So the short version of my question is, how are we supposed to encode loops in Haskell, in general? There is no tail optimization guarantee in Haskell, bang pattern
OK let's work from the ground up here.
You have a list of entries
entries = [(k,j) | j <- [0..jmax], k <- [0..kmax]]
And based on those indexes, you have tests and counts
tests m n = map (\(k,j) -> j + k == m + n - 3) entries
counts = map (\(_,j) -> if (rem j 3) == 0 then 2 else 1) entries
Now you want to build up two things: a "total" count, and the list of entries that "pass" the test. The problem, of course, is that you want to generate the latter lazily, while the former (to avoid exploding the stack) should be evaluated strictly.
If you evaluate these two things separately, then you must either 1) prevent sharing entries
(generate it twice, once for each calculation), or 2) keep the entire entries
list in memory.

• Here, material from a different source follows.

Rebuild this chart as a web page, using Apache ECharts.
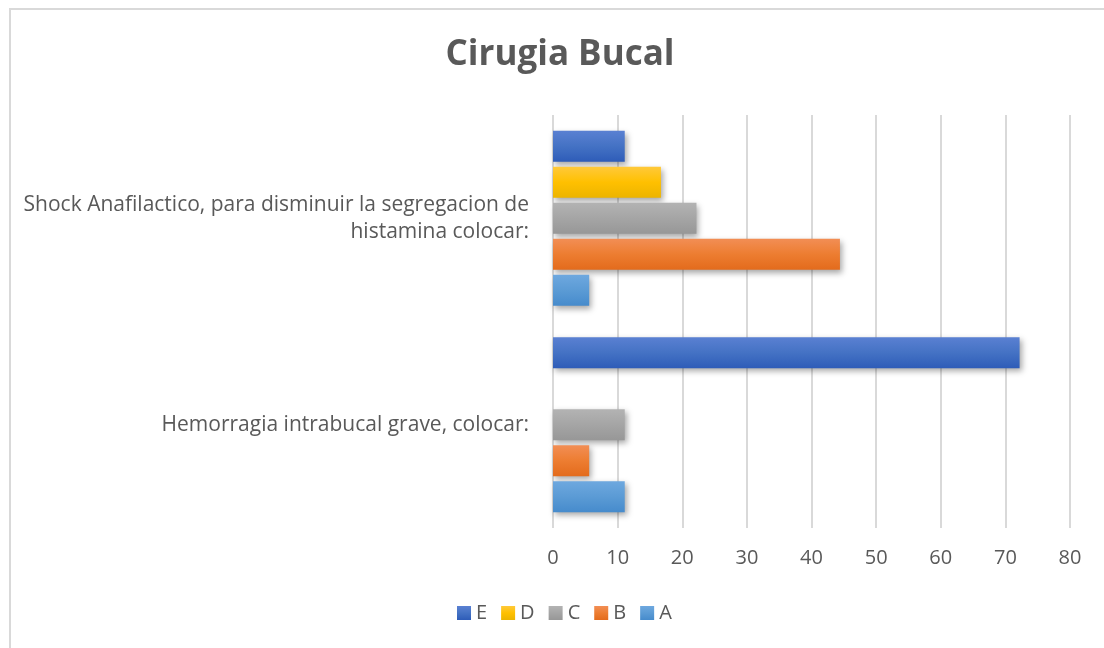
<!DOCTYPE html>
<html>
<head>
<meta charset="utf-8">
<script src="https://cdn.jsdelivr.net/npm/echarts@6/dist/echarts.min.js"></script>
<style>
html,body{margin:0;padding:0;background:#fff;}
#frame{position:absolute;left:9px;top:8px;width:1110px;height:660px;border:2px solid #d9d9d9;box-sizing:border-box;}
#chart{position:absolute;left:0;top:0;width:1104px;height:648px;}
</style>
</head>
<body>
<div id="frame"></div>
<div id="chart"></div>
<script>
const categories = ['Hemorragia intrabucal grave, colocar:', 'Shock Anafilactico, para disminuir la segregacion de\nhistamina colocar:'];
const seriesNames = ['E', 'D', 'C', 'B', 'A'];
const valuesE = [72.2, 11.1];
const valuesD = [0, 16.7];
const valuesC = [11.1, 22.2];
const valuesB = [5.6, 44.4];
const valuesA = [11.1, 5.6];
const xTicks = [0, 10, 20, 30, 40, 50, 60, 70, 80];

const seriesValues = [valuesE, valuesD, valuesC, valuesB, valuesA];
const colors = [
  ['#5a80d2', '#4472c4', '#2e5cb8'],
  ['#ffc93a', '#ffc000', '#ecb400'],
  ['#b3b3b3', '#a5a5a5', '#979797'],
  ['#f28e55', '#ed7d31', '#e36b1c'],
  ['#6ea8df', '#5b9bd5', '#468bcc']
];
const FONT = 'Open Sans';
const chart = echarts.init(document.getElementById('chart'), null, {renderer: 'canvas'});
chart.setOption({
  backgroundColor: 'transparent',
  animation: false,
  title: {
    text: 'Cirugia Bucal',
    left: 555, top: 33, textAlign: 'center',
    textStyle: {fontFamily: 'Open Sans', fontWeight: 'bold', fontSize: 35, color: '#595959'}
  },
  legend: {
    data: seriesNames,
    left: 452, top: 598,
    itemWidth: 14, itemHeight: 14, itemGap: 14,
    textStyle: {fontFamily: FONT, fontSize: 20, color: '#595959'},
    icon: 'rect'
  },
  grid: {left: 553, right: 34, top: 115, bottom: 120, containLabel: false},
  xAxis: {
    type: 'value', min: 0, max: 80, interval: 10,
    axisLine: {show: false}, axisTick: {show: false},
    splitLine: {show: true, lineStyle: {color: '#d9d9d9', width: 2}},
    axisLabel: {fontFamily: FONT, fontSize: 20, color: '#595959', margin: 20,
      formatter: v => xTicks.includes(v) ? String(v) : ''}
  },
  yAxis: {
    type: 'category', data: categories,
    axisLine: {show: false}, axisTick: {show: false},
    axisLabel: {fontFamily: FONT, fontSize: 21, color: '#595959', margin: 24, lineHeight: 27, align: 'right'}
  },
  series: seriesNames.map((n, i) => ({
    name: n, type: 'bar', data: seriesValues[i],
    barWidth: 31, barGap: '16%', barCategoryGap: '16%',
    itemStyle: {
      color: new echarts.graphic.LinearGradient(0, 0, 0, 1, [
        {offset: 0, color: colors[i][0]},
        {offset: 0.5, color: colors[i][1]},
        {offset: 1, color: colors[i][2]}
      ]),
      shadowColor: 'rgba(0,0,0,0.35)', shadowBlur: 6, shadowOffsetX: 2, shadowOffsetY: 3
    }
  }))
});
</script>
</body>
</html>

If you evaluate them together, then you must either 1) evaluate strictly, or 2) have a lot of stack space for the huge thunk created for the count. Option #2 for both cases is rather bad. Your imperative solution deals with this problem simply by evaluating simultaneously and strictly. For a solution in Haskell, you could take Option #1 for either the separate or the simultaneous evaluation. Or you could show us your "real" code and maybe we could help you find a way to rearrange your data dependencies; it may turn out you don't need the total count, or something like that.